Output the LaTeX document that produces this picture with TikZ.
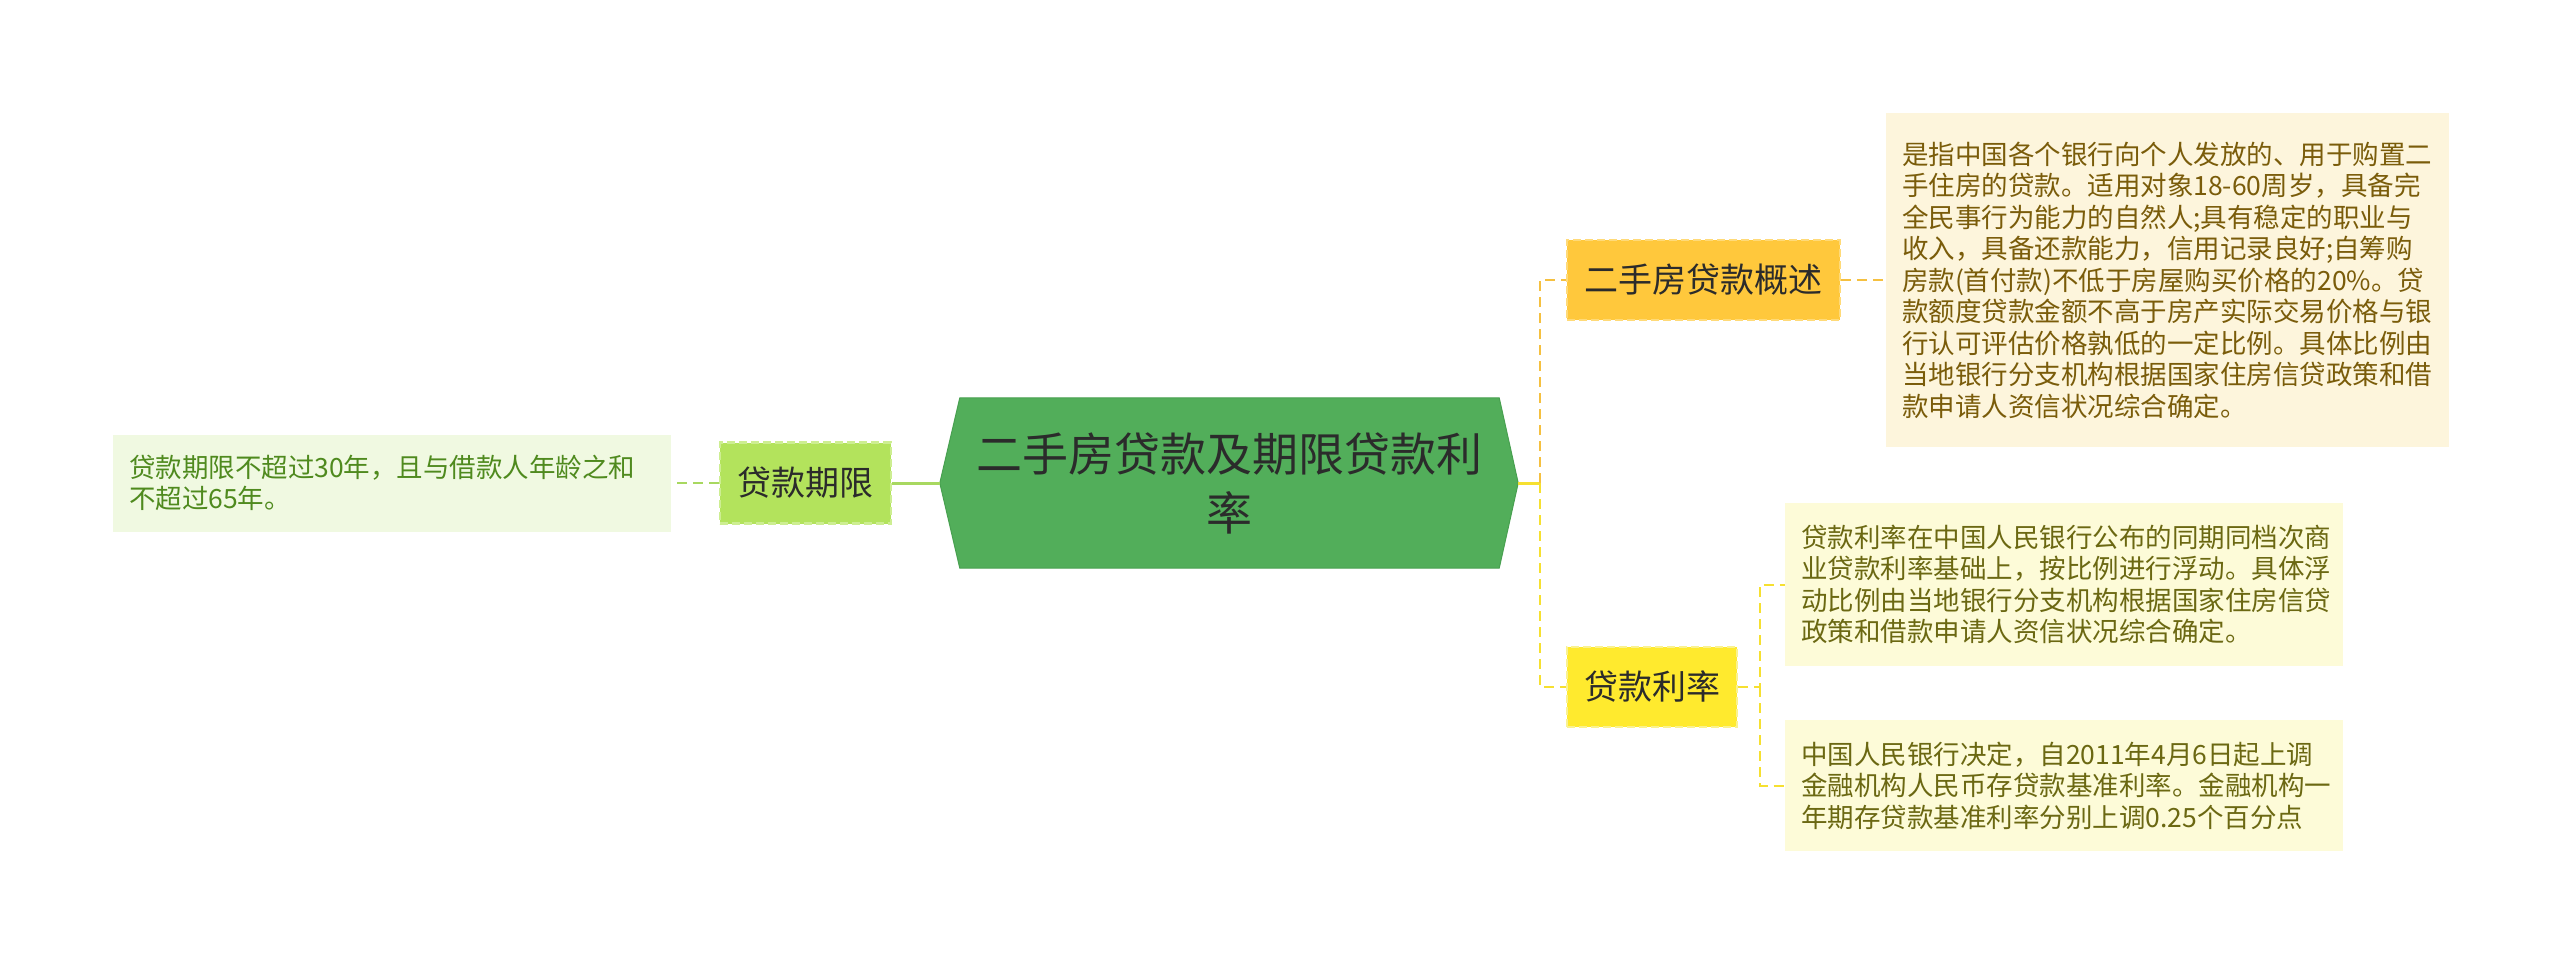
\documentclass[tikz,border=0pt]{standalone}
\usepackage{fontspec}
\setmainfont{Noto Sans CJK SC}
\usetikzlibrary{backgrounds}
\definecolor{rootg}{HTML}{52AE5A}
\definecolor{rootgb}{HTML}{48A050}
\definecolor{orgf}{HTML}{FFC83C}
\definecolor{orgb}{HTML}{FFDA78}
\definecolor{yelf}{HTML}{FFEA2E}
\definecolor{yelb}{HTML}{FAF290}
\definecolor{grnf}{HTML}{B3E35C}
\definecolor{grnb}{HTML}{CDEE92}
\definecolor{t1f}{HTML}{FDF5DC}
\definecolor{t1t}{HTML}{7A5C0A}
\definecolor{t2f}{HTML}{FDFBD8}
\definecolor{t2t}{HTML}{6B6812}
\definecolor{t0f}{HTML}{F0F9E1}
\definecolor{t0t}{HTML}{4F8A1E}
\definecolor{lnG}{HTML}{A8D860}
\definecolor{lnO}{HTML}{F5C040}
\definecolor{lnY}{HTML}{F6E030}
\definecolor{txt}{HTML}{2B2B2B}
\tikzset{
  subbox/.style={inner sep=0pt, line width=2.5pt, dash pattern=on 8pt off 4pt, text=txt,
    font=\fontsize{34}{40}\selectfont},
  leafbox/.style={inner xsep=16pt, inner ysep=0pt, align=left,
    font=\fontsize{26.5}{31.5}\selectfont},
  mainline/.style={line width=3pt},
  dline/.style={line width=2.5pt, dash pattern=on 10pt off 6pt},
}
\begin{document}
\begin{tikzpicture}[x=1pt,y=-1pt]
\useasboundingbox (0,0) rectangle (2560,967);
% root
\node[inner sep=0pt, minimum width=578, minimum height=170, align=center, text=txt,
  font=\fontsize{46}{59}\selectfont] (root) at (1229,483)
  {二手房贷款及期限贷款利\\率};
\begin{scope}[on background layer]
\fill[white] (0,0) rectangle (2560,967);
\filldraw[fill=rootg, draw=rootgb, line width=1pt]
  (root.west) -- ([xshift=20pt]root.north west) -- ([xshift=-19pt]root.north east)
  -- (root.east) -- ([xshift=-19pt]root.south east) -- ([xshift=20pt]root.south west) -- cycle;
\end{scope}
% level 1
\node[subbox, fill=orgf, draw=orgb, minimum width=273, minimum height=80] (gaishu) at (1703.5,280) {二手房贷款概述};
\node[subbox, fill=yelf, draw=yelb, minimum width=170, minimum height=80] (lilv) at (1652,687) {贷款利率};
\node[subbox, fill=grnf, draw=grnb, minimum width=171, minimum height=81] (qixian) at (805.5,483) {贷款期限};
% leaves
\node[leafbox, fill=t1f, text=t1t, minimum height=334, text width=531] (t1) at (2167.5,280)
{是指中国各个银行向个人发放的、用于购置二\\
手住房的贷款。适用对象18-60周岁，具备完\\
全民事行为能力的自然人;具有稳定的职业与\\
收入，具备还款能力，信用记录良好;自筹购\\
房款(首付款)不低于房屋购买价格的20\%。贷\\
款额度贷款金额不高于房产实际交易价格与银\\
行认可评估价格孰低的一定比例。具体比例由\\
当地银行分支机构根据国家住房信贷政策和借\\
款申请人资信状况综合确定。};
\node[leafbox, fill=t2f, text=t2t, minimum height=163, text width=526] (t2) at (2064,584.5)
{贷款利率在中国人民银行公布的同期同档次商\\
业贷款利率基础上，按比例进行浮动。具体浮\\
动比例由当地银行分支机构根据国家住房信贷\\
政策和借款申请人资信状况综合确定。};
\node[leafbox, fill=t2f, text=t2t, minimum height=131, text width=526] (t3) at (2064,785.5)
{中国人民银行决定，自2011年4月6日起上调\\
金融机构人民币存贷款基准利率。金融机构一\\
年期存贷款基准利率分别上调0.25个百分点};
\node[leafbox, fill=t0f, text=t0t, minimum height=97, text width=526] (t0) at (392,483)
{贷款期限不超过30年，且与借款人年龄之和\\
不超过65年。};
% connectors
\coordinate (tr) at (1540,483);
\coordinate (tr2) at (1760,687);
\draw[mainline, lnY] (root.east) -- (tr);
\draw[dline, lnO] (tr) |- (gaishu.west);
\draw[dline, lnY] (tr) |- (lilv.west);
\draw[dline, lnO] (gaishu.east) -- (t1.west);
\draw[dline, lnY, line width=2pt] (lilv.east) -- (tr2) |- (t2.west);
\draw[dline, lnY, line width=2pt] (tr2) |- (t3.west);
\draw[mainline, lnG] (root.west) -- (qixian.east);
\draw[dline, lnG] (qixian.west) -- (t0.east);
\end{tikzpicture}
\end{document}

■ ■ ■ ■ ■

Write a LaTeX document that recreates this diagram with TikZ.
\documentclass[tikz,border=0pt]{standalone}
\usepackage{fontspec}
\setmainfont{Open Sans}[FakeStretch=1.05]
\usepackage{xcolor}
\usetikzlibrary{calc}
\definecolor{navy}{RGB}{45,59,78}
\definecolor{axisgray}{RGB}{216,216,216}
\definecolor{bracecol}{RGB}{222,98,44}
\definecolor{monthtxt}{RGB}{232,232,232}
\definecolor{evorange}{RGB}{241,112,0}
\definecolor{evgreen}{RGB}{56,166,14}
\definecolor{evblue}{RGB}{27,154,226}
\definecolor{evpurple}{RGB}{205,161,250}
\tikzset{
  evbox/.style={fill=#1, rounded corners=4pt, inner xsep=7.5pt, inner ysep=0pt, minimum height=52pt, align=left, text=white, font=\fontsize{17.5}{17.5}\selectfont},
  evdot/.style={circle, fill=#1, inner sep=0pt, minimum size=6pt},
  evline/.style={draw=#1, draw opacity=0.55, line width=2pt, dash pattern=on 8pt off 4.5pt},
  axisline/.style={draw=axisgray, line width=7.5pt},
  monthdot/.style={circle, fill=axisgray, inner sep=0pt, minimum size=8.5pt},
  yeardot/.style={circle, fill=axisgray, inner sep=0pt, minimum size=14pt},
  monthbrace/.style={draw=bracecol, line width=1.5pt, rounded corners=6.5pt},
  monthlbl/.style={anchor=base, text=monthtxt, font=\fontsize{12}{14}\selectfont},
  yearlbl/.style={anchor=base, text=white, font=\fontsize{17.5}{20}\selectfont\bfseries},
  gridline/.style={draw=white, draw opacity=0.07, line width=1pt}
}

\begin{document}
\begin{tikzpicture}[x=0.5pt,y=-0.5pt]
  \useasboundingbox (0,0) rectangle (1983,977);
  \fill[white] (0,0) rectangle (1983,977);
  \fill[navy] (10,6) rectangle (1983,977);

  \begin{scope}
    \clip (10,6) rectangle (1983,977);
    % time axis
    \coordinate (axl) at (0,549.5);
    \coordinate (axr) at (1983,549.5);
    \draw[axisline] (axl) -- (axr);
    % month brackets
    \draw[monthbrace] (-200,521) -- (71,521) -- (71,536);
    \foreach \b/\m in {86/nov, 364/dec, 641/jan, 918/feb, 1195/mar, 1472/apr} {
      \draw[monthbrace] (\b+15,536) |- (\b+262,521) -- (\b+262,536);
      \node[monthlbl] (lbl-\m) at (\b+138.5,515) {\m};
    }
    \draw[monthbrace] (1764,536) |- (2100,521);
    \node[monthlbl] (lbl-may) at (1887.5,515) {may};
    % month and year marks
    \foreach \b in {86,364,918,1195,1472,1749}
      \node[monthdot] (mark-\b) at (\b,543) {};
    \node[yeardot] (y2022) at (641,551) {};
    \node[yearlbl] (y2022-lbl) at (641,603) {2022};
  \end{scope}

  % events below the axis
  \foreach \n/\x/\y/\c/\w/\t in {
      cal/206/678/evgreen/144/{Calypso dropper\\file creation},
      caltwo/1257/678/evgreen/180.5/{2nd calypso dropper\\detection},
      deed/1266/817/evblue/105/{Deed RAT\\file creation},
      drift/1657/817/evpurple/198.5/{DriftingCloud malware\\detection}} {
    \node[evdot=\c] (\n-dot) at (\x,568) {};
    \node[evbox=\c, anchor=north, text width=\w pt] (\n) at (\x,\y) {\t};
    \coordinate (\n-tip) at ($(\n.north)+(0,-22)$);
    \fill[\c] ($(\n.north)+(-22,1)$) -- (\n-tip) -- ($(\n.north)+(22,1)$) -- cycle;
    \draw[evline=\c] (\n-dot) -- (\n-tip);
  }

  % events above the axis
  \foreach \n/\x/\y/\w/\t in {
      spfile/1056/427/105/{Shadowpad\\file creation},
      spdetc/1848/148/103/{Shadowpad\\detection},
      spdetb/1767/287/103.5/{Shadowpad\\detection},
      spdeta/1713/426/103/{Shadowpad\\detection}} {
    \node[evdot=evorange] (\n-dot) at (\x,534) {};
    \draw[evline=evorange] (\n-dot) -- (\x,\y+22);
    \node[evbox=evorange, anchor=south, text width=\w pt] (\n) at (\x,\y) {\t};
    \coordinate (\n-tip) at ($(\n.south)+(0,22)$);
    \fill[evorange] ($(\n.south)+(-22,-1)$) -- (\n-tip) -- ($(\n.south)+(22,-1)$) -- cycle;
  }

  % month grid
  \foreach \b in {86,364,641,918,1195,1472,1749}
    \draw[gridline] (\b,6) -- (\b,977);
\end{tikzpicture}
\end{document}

■ ■ ■ ■ ■

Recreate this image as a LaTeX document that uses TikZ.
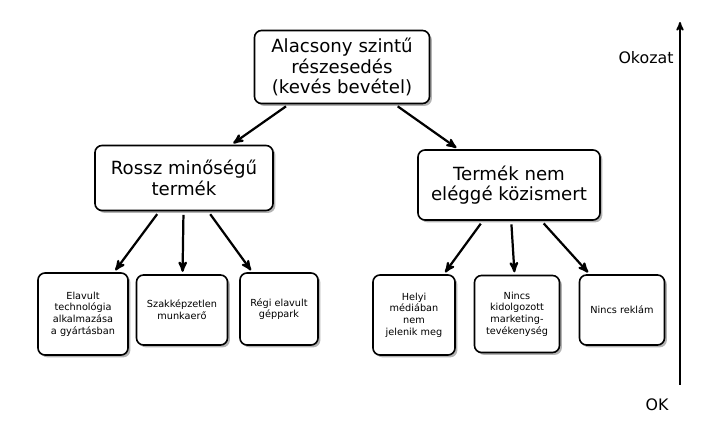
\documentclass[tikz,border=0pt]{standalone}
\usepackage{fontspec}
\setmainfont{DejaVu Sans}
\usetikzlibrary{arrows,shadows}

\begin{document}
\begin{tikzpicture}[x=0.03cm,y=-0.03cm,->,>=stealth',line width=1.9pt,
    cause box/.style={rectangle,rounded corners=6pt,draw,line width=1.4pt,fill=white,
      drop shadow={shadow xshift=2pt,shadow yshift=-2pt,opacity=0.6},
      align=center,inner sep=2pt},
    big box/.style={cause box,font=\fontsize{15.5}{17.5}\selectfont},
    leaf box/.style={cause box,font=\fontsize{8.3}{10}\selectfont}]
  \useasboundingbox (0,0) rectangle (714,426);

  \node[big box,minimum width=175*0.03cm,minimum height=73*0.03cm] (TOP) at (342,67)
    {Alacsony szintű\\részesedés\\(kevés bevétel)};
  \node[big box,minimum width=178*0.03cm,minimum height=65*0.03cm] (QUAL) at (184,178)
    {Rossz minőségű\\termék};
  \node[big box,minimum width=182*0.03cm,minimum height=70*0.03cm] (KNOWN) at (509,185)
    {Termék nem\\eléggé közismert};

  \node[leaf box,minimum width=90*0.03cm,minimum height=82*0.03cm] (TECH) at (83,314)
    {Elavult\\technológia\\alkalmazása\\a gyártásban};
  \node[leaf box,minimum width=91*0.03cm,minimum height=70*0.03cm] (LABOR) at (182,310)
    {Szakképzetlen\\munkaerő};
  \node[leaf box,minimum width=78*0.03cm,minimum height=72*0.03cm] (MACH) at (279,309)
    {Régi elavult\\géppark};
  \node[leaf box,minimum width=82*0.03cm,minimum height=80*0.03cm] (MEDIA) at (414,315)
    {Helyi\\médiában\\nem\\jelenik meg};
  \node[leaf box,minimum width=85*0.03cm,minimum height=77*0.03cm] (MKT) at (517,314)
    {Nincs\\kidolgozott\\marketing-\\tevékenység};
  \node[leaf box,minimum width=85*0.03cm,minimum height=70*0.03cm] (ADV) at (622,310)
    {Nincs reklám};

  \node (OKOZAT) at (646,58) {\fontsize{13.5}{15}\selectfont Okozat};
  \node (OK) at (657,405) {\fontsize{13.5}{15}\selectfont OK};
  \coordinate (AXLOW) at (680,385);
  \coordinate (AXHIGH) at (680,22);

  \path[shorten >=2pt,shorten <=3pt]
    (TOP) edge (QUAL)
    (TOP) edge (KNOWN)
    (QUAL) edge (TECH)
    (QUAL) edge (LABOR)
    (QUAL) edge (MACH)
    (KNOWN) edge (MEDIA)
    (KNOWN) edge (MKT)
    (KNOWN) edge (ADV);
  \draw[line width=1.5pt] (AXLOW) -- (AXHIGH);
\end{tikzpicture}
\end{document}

■ ■ ■ ■ ■

**What to do**
Each line above that includes "LaTeX" should be shown.

**Output**
Output the LaTeX document that produces this picture with TikZ.
Write a LaTeX document that recreates this diagram with TikZ.
Recreate this image as a LaTeX document that uses TikZ.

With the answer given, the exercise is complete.